Le ferite vanno bene anche perché non ho il tempo di pensarci: è tutto un viavai di amici, nemici, conoscenti, sconosciuti: mi sembra di essere la Madonna di Loreto. Viene anche la televisione, e io mi lascio intervistare minimizzando l'accaduto (mi dicono che Cervi, che lo ha commentato l'altro ieri sera da Montecarlo, ha commosso tutti con la propria commozione). Mi telefona Andreotti, poi Cossiga, poi Forlani, poi Gianni Agnelli. A tutti rispondo scherzando, che non mi prendano per un piagnone. Dal giornale mi mandano tre sacchi di telegrammi: ne hanno contati quindicimila. Ma la notizia che in fondo mi fa più piacere è che in due salotti milanesi — quello di Inge Feltrinelli e quello di Gae Aulenti — si è brindato all'attentato contro di me e deplorato solo il fatto che me la sia cavata. Ciò dimostra che, anche se non sempre scelgo bene i miei amici, scelgo benissimo i miei nemici.

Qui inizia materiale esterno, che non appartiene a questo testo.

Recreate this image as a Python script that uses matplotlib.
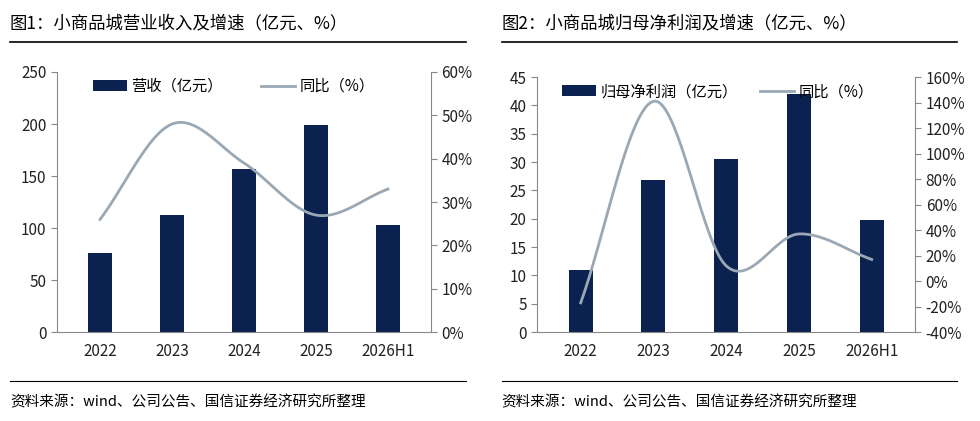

Parigi, 11 settembre 1977.
A cena con Fejtö e gli Ionesco, ospiti tutti di Maramotti da Lipp. Ionesco non vuole saperne dei nouveaux philosophes. Invano Fejtö e io cerchiamo di spiegargli che sono degl'imbecilli che però fanno comodo. «Rivendico» dice Ionesco, «il diritto all'indignazione: l'indignazione perché credono di scoprire ciò che noi andiamo dicendo da cinquanta anni». Sta scrivendo una nuova pièce, o meglio la sta dettando alla segretaria dalle dieci alle dodici. «Non so più scrivere» dice, «la mano si rifiuta.» Il tutto, intercalato da litigi con la moglie che cerca invano d'impedirgli di bere. Più tardi, Fejtö mi dice che Ionesco è in crisi con la figlia perché è convinto che essa non gli voglia più bene: lo desume dal fatto che, un giorno rincasata prima del tempo, lo ha sorpreso che faceva l'amore con la segretaria, ed è corsa dalla madre a raccontarglielo. «Non ha cuore» dice amareggiato, «mi detesta».

Milano, 16 novembre 1977.
Quattro revolverate in faccia a Casalegno, che ora è grave. Alzano la mira.

Milano, 18 novembre 1977.
La Stampa riporta tutti gli articoli di solidarietà per Casalegno apparsi sugli altri giornali. Ma omette il mio, ch'era forse il più caldo: la solidarietà nostra la imbarazza.

Milano, 29 novembre 1977.
Casalegno è morto. Ho telegrafato alla vedova, ma non al figlio — iscritto a Lotta continua —, né a Levi e ai colleghi della Stampa. Purtroppo, la loro faziosità condiziona la nostra solidarietà. Al funerale andrà Biazzi.

9 maggio 1978.
Il cadavere di Moro, lasciato su una macchina fra Botteghe Oscure e piazza del Gesù, ci coglie di sorpresa. Siamo stati duri nei suoi confronti. La sua fine miseranda c'ispira un sentimento di pietà, ma fa sorgere altri pericoli contro cui occorre subito mettere in guardia: in nome del «martire», i suoi cercheranno di spingere avanti la sua «linea». (...) Ho avuto a Torino una franca spiegazione con Gianni e Umberto Agnelli. Per la prima volta Gianni ha parlato e mi ha lasciato parlare per un'ora dello stesso argomento, senza annoiarsi com'è solito. Ma vuole la rottura della Dc, mentre Umberto ne vuole la conquista. Romiti mi assicura che accetterà la proposta di Venini per il Giornale. Si comincia a respirare.